British Prime Minister Theresa May today tried to play the ‘plucky little Britain being bullied by Europe’ card in a desperate appeal to public opinion to salvage her Chequers proposal.
At a summit in Austria this week EU heads of government repeated what they had said for months before hand that they cannot support her request for the UK to be in a single market for goods but not for services.
She also claimed that EU proposals for the emergency back stop in Northern Ireland – applying EU rules to the whole of the island – was an attempt to keep Northern Ireland in the Customs Union and break up the United Kingdom.
She said Britain and the EU were at an impasse and with breath-taking hypocrisy called on the EU to come forward with its ‘real’ reasons for objecting to the UK plans – already rejected by both factions of her own party and most of Parliament ahead of any vote.

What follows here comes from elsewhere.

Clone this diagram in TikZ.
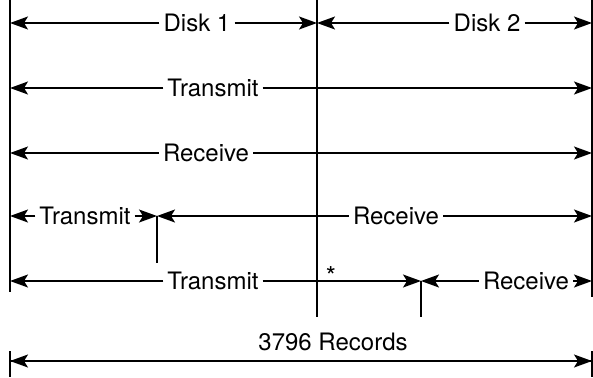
\documentclass[tikz,border=0pt]{standalone}
\usepackage{fontspec}
\setmainfont{TeX Gyre Heros}
\usetikzlibrary{arrows.meta}

\tikzset{
  lbl/.style={inner sep=4pt, font=\fontsize{24}{28}\selectfont},
  dim/.style={line width=1.4pt, -{Stealth[length=18pt,width=13pt,inset=4pt]}},
  bar/.style={line width=1.4pt}
}

\begin{document}
\begin{tikzpicture}[x=1pt, y=-1pt]
    \useasboundingbox (0,0) rectangle (593,377);

    % limits
    \draw[bar] (10,0) -- (10,292);
    \draw[bar] (317,0) -- (317,317);
    \draw[bar] (592,0) -- (592,297);
    \draw[bar] (157,216) -- (157,263);
    \draw[bar] (421,281) -- (421,317);
    \draw[bar] (10,351) -- (10,377);
    \draw[bar] (592,351) -- (592,377);

    % end points
    \coordinate (l1) at (10,23);   \coordinate (m1) at (317,23);  \coordinate (r1) at (592,23);
    \coordinate (l2) at (10,88);   \coordinate (r2) at (592,88);
    \coordinate (l3) at (10,153);  \coordinate (r3) at (592,153);
    \coordinate (l4) at (10,216);  \coordinate (t4) at (157,216); \coordinate (r4) at (592,216);
    \coordinate (l5) at (10,281);  \coordinate (t5) at (421,281); \coordinate (r5) at (592,281);
    \coordinate (l6) at (10,361);  \coordinate (r6) at (592,361);

    \node[lbl] (disk1) at (197,23) {Disk 1};
    \node[lbl] (disk2) at (487,23) {Disk 2};
    \node[lbl] (tx2) at (213,88) {Transmit};
    \node[lbl] (rx3) at (206,153) {Receive};
    \node[lbl] (tx4) at (85,216) {Transmit};
    \node[lbl] (rx4) at (396,216) {Receive};
    \node[lbl] (tx5) at (213,281) {Transmit};
    \node[lbl] (rx5) at (526,281) {Receive};
    \node[lbl] (star) at (331,276) {\fontsize{26}{26}\selectfont *};
    \node[lbl] (recs) at (333,342) {3796 Records};

    \draw[dim] (disk1.west) -- (l1);
    \draw[dim] (disk1.east) -- (m1);
    \draw[dim] (disk2.west) -- (m1);
    \draw[dim] (disk2.east) -- (r1);

    \draw[dim] (tx2.west) -- (l2);
    \draw[dim] (tx2.east) -- (r2);

    \draw[dim] (rx3.west) -- (l3);
    \draw[dim] (rx3.east) -- (r3);

    \draw[dim] (tx4.west) -- (l4);
    \draw[dim] (tx4.east) -- (t4);
    \draw[dim] (rx4.west) -- (t4);
    \draw[dim] (rx4.east) -- (r4);

    \draw[dim] (tx5.west) -- (l5);
    \draw[dim] (tx5.east) -- (t5);
    \draw[dim] (rx5.west) -- (t5);
    \draw[dim] (rx5.east) -- (r5);

    \draw[dim] (l6) -- (r6);
    \draw[dim] (r6) -- (l6);
\end{tikzpicture}
\end{document}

She did attempt to offer reassurance to the 3m EU citizens living in the UK and promised their rights would be protected even in the event of no deal.
Seasoned observers wryly noted that it was May as Home Secretary who blocked such an offer from her predecessor as Tory leader and PM David Cameron when he tried to renegotiate London’s relationship with the rest of the EU.
Mrs May was also the Home Secretary for several years presiding over policies which led ultimately to the Windrush scandal and the wrongful deportations of UK citizens and denial of employment rights and health care.
Mrs May said the UK has “treated the EU with nothing but respect” and “the UK expects the same”.
She said: “A good relationship at the end of this process depends on it.”
Taoiseach Leo Varadkar, who met Mrs May for talks in Austria, has said he does not believe that there will be a no-deal Brexit.
Mr Varadkar, speaking at the National Ploughing Championships in Cleggan, Offaly, said that he is working every day with other European leaders to avoid a no-deal hard Brexit.
But, he warned, Ireland is entering uncertain times over the next few weeks.
He thought a deal would be reached before the end of the year – under Article 50 the UK is due to withdraw from the EU by the end of next March – but said he would prefer one much sooner.